**Objective:** Transcribe every line exactly. Leave the pictures behind.

**Recorded data:**
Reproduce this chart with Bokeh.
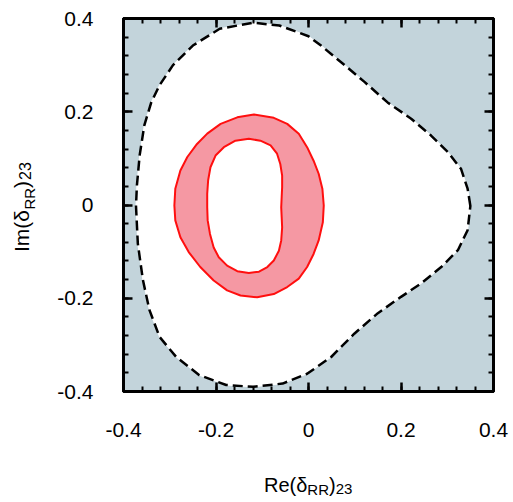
from bokeh.plotting import figure
from bokeh.models import Range1d, LinearAxis, FixedTicker, Label, CustomLabelingPolicy
from bokeh.embed import file_html
from bokeh.resources import INLINE
import math

# ---- data ----
# dashed boundary of the allowed (white) region
outer_x = [0.350, 0.344, 0.330, 0.301, 0.265, 0.222, 0.171, 0.121, 0.078, 0.027,
           0.000, -0.063, -0.120, -0.192, -0.250, -0.293, -0.322, -0.340, -0.355, -0.365,
           -0.371, -0.373, -0.369, -0.358, -0.344, -0.322, -0.286, -0.236, -0.178, -0.120,
           -0.056, -0.003, 0.049, 0.099, 0.150, 0.200, 0.244, 0.287, 0.323, 0.344]
outer_y = [-0.002, 0.035, 0.077, 0.114, 0.149, 0.185, 0.220, 0.264, 0.300, 0.342,
           0.362, 0.385, 0.391, 0.378, 0.342, 0.300, 0.257, 0.220, 0.171, 0.107,
           0.042, -0.002, -0.083, -0.161, -0.225, -0.283, -0.326, -0.365, -0.386, -0.390,
           -0.383, -0.362, -0.326, -0.276, -0.232, -0.197, -0.168, -0.133, -0.097, -0.054]

# red ring: outer boundary
ring_out_x = [-0.118, -0.075, -0.046, -0.021, -0.003, 0.011, 0.022, 0.030, 0.033, 0.031,
              0.022, 0.011, -0.003, -0.021, -0.046, -0.075, -0.111, -0.147, -0.176, -0.205,
              -0.234, -0.259, -0.277, -0.288, -0.290, -0.288, -0.277, -0.262, -0.241, -0.219,
              -0.190, -0.154]
ring_out_y = [0.194, 0.187, 0.174, 0.153, 0.124, 0.095, 0.067, 0.035, -0.001, -0.037,
              -0.076, -0.105, -0.133, -0.158, -0.176, -0.191, -0.198, -0.194, -0.183, -0.162,
              -0.133, -0.101, -0.069, -0.033, -0.001, 0.035, 0.074, 0.103, 0.131, 0.153,
              0.174, 0.188]
# red ring: inner boundary (hole)
ring_in_x = [-0.129, -0.104, -0.082, -0.068, -0.061, -0.057, -0.057, -0.058, -0.059, -0.058,
             -0.057, -0.059, -0.064, -0.075, -0.089, -0.107, -0.129, -0.154, -0.176, -0.194,
             -0.205, -0.213, -0.218, -0.219, -0.219, -0.217, -0.212, -0.201, -0.183, -0.158]
ring_in_y = [0.142, 0.138, 0.128, 0.110, 0.088, 0.063, 0.038, 0.017, -0.005, -0.026,
             -0.048, -0.076, -0.098, -0.119, -0.133, -0.143, -0.146, -0.142, -0.130, -0.112,
             -0.091, -0.062, -0.033, -0.005, 0.024, 0.053, 0.081, 0.106, 0.124, 0.138]

axis_lim = [-0.4, 0.4]
major_ticks = [-0.4, -0.2, 0.0, 0.2, 0.4]
tick_labels = ["-0.4", "-0.2", "0", "0.2", "0.4"]
minor_ticks = [round(-0.4 + 0.04 * i, 2) for i in range(21)]

GRAY = "#c3d4db"
PINK = "#f598a3"
RED = "#ff0f0f"
FONT = "Liberation Sans"

# canvas layout (pixels): plot box inside a full-canvas frame
W, H = 513, 502
BOX_L, BOX_R, BOX_T, BOX_B = 123, 493, 18, 391
sx = (BOX_R - BOX_L) / (axis_lim[1] - axis_lim[0])
sy = (BOX_B - BOX_T) / (axis_lim[1] - axis_lim[0])
x_range = Range1d(axis_lim[0] - BOX_L / sx, axis_lim[1] + (W - BOX_R) / sx)
y_range = Range1d(axis_lim[0] - (H - BOX_B) / sy, axis_lim[1] + BOX_T / sy)

p = figure(frame_width=W, frame_height=H, x_range=x_range, y_range=y_range,
           output_backend="svg", toolbar_location=None, min_border=0,
           background_fill_color="white", border_fill_color="white")
p.grid.visible = False
p.outline_line_color = None

# plot box (gray = excluded region)
p.quad(left=[axis_lim[0]], right=[axis_lim[1]], bottom=[axis_lim[0]], top=[axis_lim[1]],
       fill_color=GRAY, line_color="black", line_width=3)

# regions
p.patch(outer_x, outer_y, fill_color="white", line_color=None)
p.patch(ring_out_x, ring_out_y, fill_color=PINK, line_color=RED, line_width=2)
p.patch(ring_in_x, ring_in_y, fill_color="white", line_color=RED, line_width=2)
p.patch(outer_x, outer_y, fill_color=None, line_color="white", line_width=1)
p.patch(outer_x, outer_y, fill_color=None, line_color="black", line_width=2.5,
        line_dash="10 5")

p.add_layout(LinearAxis(), "right")
p.add_layout(LinearAxis(), "above")

overrides = dict(zip(major_ticks, tick_labels))
for ax in p.axis:
    ax.ticker = FixedTicker(ticks=major_ticks, minor_ticks=minor_ticks)
    ax.bounds = (axis_lim[0], axis_lim[1])
    ax.axis_line_width = 3
    ax.axis_line_color = "black"
    ax.major_tick_in = 9
    ax.major_tick_out = 0
    ax.minor_tick_in = 5
    ax.minor_tick_out = 0
    ax.major_tick_line_width = 2.5
    ax.minor_tick_line_width = 2
    ax.major_tick_line_color = "black"
    ax.minor_tick_line_color = "black"
    ax.major_label_text_font = FONT
    ax.major_label_text_font_size = "21px"
    ax.major_label_text_color = "black"
    ax.major_label_overrides = overrides

p.below[0].fixed_location = axis_lim[0]
p.above[0].fixed_location = axis_lim[1]
p.left[0].fixed_location = axis_lim[0]
p.right[0].fixed_location = axis_lim[1]
p.below[0].major_label_standoff = 31
p.left[0].major_label_standoff = 30
for ax in (p.above[0], p.right[0]):
    ax.major_label_standoff = 0
    ax.major_label_policy = CustomLabelingPolicy(code="return new Set()")

# axis titles built from pieces (subscripts); screen units from canvas bottom-left
def add(text, px, py, size, angle=0.0):
    p.add_layout(Label(x=px, y=H - py, x_units="screen", y_units="screen", text=text,
                       angle=angle,
                       text_font=FONT, text_font_size=size, text_color="black",
                       text_align="left", text_baseline="alphabetic"))

add("Re(\u03b4", 263.5, 484.5, "20px")
add("RR", 306.8, 488.5, "15px")
add(")", 328.5, 484.5, "20px")
add("23", 335.2, 488.5, "15px")

a = math.pi / 2
add("Im(\u03b4", 21, 251.5, "21px", angle=a)
add("RR", 29, 209, "15px", angle=a)
add(")", 21, 187.5, "21px", angle=a)
add("23", 24, 179.5, "16px", angle=a)

open("out.html", "w").write(file_html(p, INLINE))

**Full response:**
Reproduce this chart with Bokeh.
from bokeh.plotting import figure
from bokeh.models import Range1d, LinearAxis, FixedTicker, Label, CustomLabelingPolicy
from bokeh.embed import file_html
from bokeh.resources import INLINE
import math

# ---- data ----
# dashed boundary of the allowed (white) region
outer_x = [0.350, 0.344, 0.330, 0.301, 0.265, 0.222, 0.171, 0.121, 0.078, 0.027,
           0.000, -0.063, -0.120, -0.192, -0.250, -0.293, -0.322, -0.340, -0.355, -0.365,
           -0.371, -0.373, -0.369, -0.358, -0.344, -0.322, -0.286, -0.236, -0.178, -0.120,
           -0.056, -0.003, 0.049, 0.099, 0.150, 0.200, 0.244, 0.287, 0.323, 0.344]
outer_y = [-0.002, 0.035, 0.077, 0.114, 0.149, 0.185, 0.220, 0.264, 0.300, 0.342,
           0.362, 0.385, 0.391, 0.378, 0.342, 0.300, 0.257, 0.220, 0.171, 0.107,
           0.042, -0.002, -0.083, -0.161, -0.225, -0.283, -0.326, -0.365, -0.386, -0.390,
           -0.383, -0.362, -0.326, -0.276, -0.232, -0.197, -0.168, -0.133, -0.097, -0.054]

# red ring: outer boundary
ring_out_x = [-0.118, -0.075, -0.046, -0.021, -0.003, 0.011, 0.022, 0.030, 0.033, 0.031,
              0.022, 0.011, -0.003, -0.021, -0.046, -0.075, -0.111, -0.147, -0.176, -0.205,
              -0.234, -0.259, -0.277, -0.288, -0.290, -0.288, -0.277, -0.262, -0.241, -0.219,
              -0.190, -0.154]
ring_out_y = [0.194, 0.187, 0.174, 0.153, 0.124, 0.095, 0.067, 0.035, -0.001, -0.037,
              -0.076, -0.105, -0.133, -0.158, -0.176, -0.191, -0.198, -0.194, -0.183, -0.162,
              -0.133, -0.101, -0.069, -0.033, -0.001, 0.035, 0.074, 0.103, 0.131, 0.153,
              0.174, 0.188]
# red ring: inner boundary (hole)
ring_in_x = [-0.129, -0.104, -0.082, -0.068, -0.061, -0.057, -0.057, -0.058, -0.059, -0.058,
             -0.057, -0.059, -0.064, -0.075, -0.089, -0.107, -0.129, -0.154, -0.176, -0.194,
             -0.205, -0.213, -0.218, -0.219, -0.219, -0.217, -0.212, -0.201, -0.183, -0.158]
ring_in_y = [0.142, 0.138, 0.128, 0.110, 0.088, 0.063, 0.038, 0.017, -0.005, -0.026,
             -0.048, -0.076, -0.098, -0.119, -0.133, -0.143, -0.146, -0.142, -0.130, -0.112,
             -0.091, -0.062, -0.033, -0.005, 0.024, 0.053, 0.081, 0.106, 0.124, 0.138]

axis_lim = [-0.4, 0.4]
major_ticks = [-0.4, -0.2, 0.0, 0.2, 0.4]
tick_labels = ["-0.4", "-0.2", "0", "0.2", "0.4"]
minor_ticks = [round(-0.4 + 0.04 * i, 2) for i in range(21)]

GRAY = "#c3d4db"
PINK = "#f598a3"
RED = "#ff0f0f"
FONT = "Liberation Sans"

# canvas layout (pixels): plot box inside a full-canvas frame
W, H = 513, 502
BOX_L, BOX_R, BOX_T, BOX_B = 123, 493, 18, 391
sx = (BOX_R - BOX_L) / (axis_lim[1] - axis_lim[0])
sy = (BOX_B - BOX_T) / (axis_lim[1] - axis_lim[0])
x_range = Range1d(axis_lim[0] - BOX_L / sx, axis_lim[1] + (W - BOX_R) / sx)
y_range = Range1d(axis_lim[0] - (H - BOX_B) / sy, axis_lim[1] + BOX_T / sy)

p = figure(frame_width=W, frame_height=H, x_range=x_range, y_range=y_range,
           output_backend="svg", toolbar_location=None, min_border=0,
           background_fill_color="white", border_fill_color="white")
p.grid.visible = False
p.outline_line_color = None

# plot box (gray = excluded region)
p.quad(left=[axis_lim[0]], right=[axis_lim[1]], bottom=[axis_lim[0]], top=[axis_lim[1]],
       fill_color=GRAY, line_color="black", line_width=3)

# regions
p.patch(outer_x, outer_y, fill_color="white", line_color=None)
p.patch(ring_out_x, ring_out_y, fill_color=PINK, line_color=RED, line_width=2)
p.patch(ring_in_x, ring_in_y, fill_color="white", line_color=RED, line_width=2)
p.patch(outer_x, outer_y, fill_color=None, line_color="white", line_width=1)
p.patch(outer_x, outer_y, fill_color=None, line_color="black", line_width=2.5,
        line_dash="10 5")

p.add_layout(LinearAxis(), "right")
p.add_layout(LinearAxis(), "above")

overrides = dict(zip(major_ticks, tick_labels))
for ax in p.axis:
    ax.ticker = FixedTicker(ticks=major_ticks, minor_ticks=minor_ticks)
    ax.bounds = (axis_lim[0], axis_lim[1])
    ax.axis_line_width = 3
    ax.axis_line_color = "black"
    ax.major_tick_in = 9
    ax.major_tick_out = 0
    ax.minor_tick_in = 5
    ax.minor_tick_out = 0
    ax.major_tick_line_width = 2.5
    ax.minor_tick_line_width = 2
    ax.major_tick_line_color = "black"
    ax.minor_tick_line_color = "black"
    ax.major_label_text_font = FONT
    ax.major_label_text_font_size = "21px"
    ax.major_label_text_color = "black"
    ax.major_label_overrides = overrides

p.below[0].fixed_location = axis_lim[0]
p.above[0].fixed_location = axis_lim[1]
p.left[0].fixed_location = axis_lim[0]
p.right[0].fixed_location = axis_lim[1]
p.below[0].major_label_standoff = 31
p.left[0].major_label_standoff = 30
for ax in (p.above[0], p.right[0]):
    ax.major_label_standoff = 0
    ax.major_label_policy = CustomLabelingPolicy(code="return new Set()")

# axis titles built from pieces (subscripts); screen units from canvas bottom-left
def add(text, px, py, size, angle=0.0):
    p.add_layout(Label(x=px, y=H - py, x_units="screen", y_units="screen", text=text,
                       angle=angle,
                       text_font=FONT, text_font_size=size, text_color="black",
                       text_align="left", text_baseline="alphabetic"))

add("Re(\u03b4", 263.5, 484.5, "20px")
add("RR", 306.8, 488.5, "15px")
add(")", 328.5, 484.5, "20px")
add("23", 335.2, 488.5, "15px")

a = math.pi / 2
add("Im(\u03b4", 21, 251.5, "21px", angle=a)
add("RR", 29, 209, "15px", angle=a)
add(")", 21, 187.5, "21px", angle=a)
add("23", 24, 179.5, "16px", angle=a)

open("out.html", "w").write(file_html(p, INLINE))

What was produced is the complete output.